Using CMDB for IT Transformationby Craig McFarlane

Today’s digital transformation is well underway and it’s raising expectations about how fast IT departments can move. To meet the demand, you have to constantly modernize your technology stack and focus your IT investments on enhancing the customer experience.

IT teams are contemplating new platforms and channels all the time. But that means that carrying a lot of legacy assets or having a fragmented environment won’t cut it any more — because they will prevent you from moving quickly.

IT hygiene is critical. And a configuration management database (CMDB) is a great opportunity to capture every detail of your IT organization and have it at your fingertips.

It can lay out all of your assets and show you how they relate to one another, making it invaluable. Used properly, it can enable you to respond rapidly to business when a change is needed, make it easier to plan out asset life cycles and streamline everyday maintenance and management.

However, in my conversations with many CTOs and CIOs, few are using it to its full potential. The reality is that the CMDB is a large and complex database that needs input from across the organization to capture all current data and fully harness all of its inherent benefits.

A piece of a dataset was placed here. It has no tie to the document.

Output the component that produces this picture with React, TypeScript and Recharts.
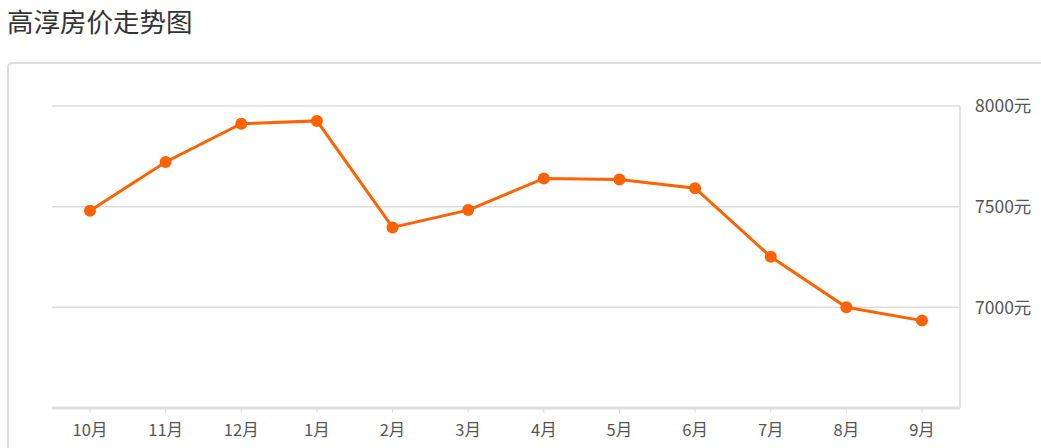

And that input isn’t likely just in the logical places; you’ve got to uncover and capture the information stored in unexpected and diverse places across the organization – legacy notebooks, spreadsheets, and even “tribal knowledge” held by a individual subject matter experts and company veterans.

Mind the gap

I’ve heard from many IT leaders that they consider the CMDB an essential tool for their organization.

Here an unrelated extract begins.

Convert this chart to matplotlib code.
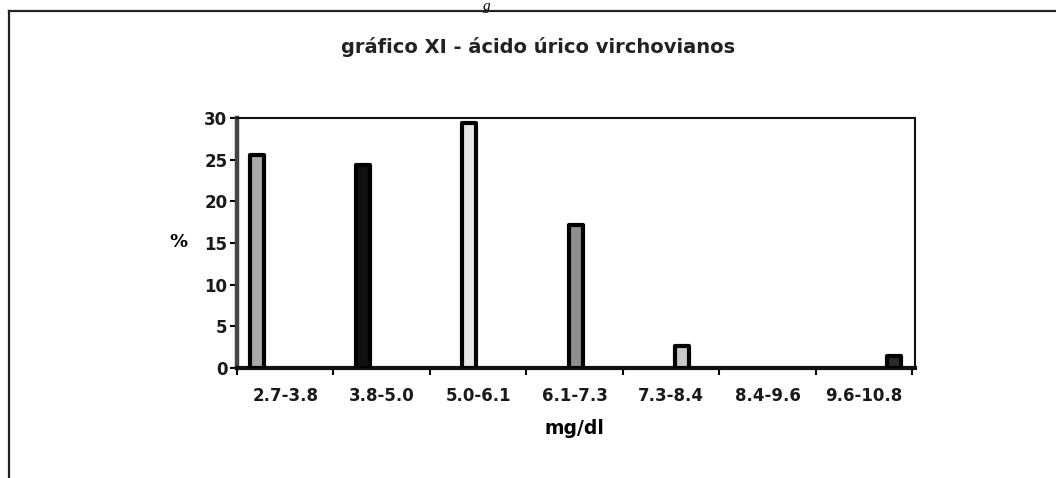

However, they contend that it takes deep technical expertise and experience to understand it and manage it properly, not something that the business leaders across the executive conference room table would understand. But I think there’s great risk in building and operating a CMDB in a vacuum.

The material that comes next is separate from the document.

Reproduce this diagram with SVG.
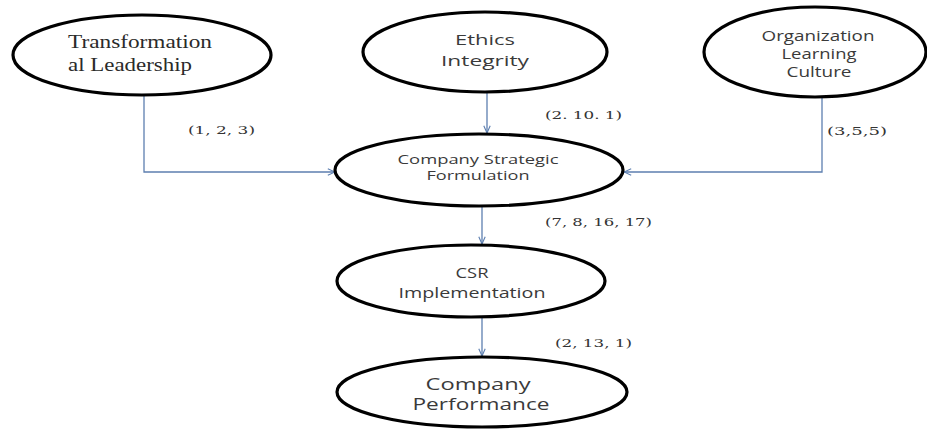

If there’s a chasm between business and IT, the CMDB can quickly become a dormant and ineffective decision-making platform, not to mention a waste of company dollars.


To get the full benefit out of the CMDB, there need to be regular, collaborative conversations with business leaders. If IT and business can work together, not just on individual projects, but on overall planning, the organization can build a vital and vibrant decision-making database, accessible in a visual format so everyone can see the interconnections across your IT landscape — and then be more agile.

These days, with business leaders expecting the IT team to be flexible and able to adapt quickly to new technology, it couldn’t be more important to establish a foundational knowledge of your environment. And working together can also drive a fundamental cultural shift: business team members will come to understand and appreciate how projects move through technology – and the IT team will be better able to make decisions and prepare for the future.

We built our TransitionManager software to facilitate collaboration– not just between IT team members — but to bridge the silos that exist across every organization and build an accurate, current and actionable IT platform, which can then be exported back into the CMDB.

Time and time again, we hear that clients appreciate the value of that collaboration and, perhaps most important, see the benefits in being able to drive their business forward together, faster.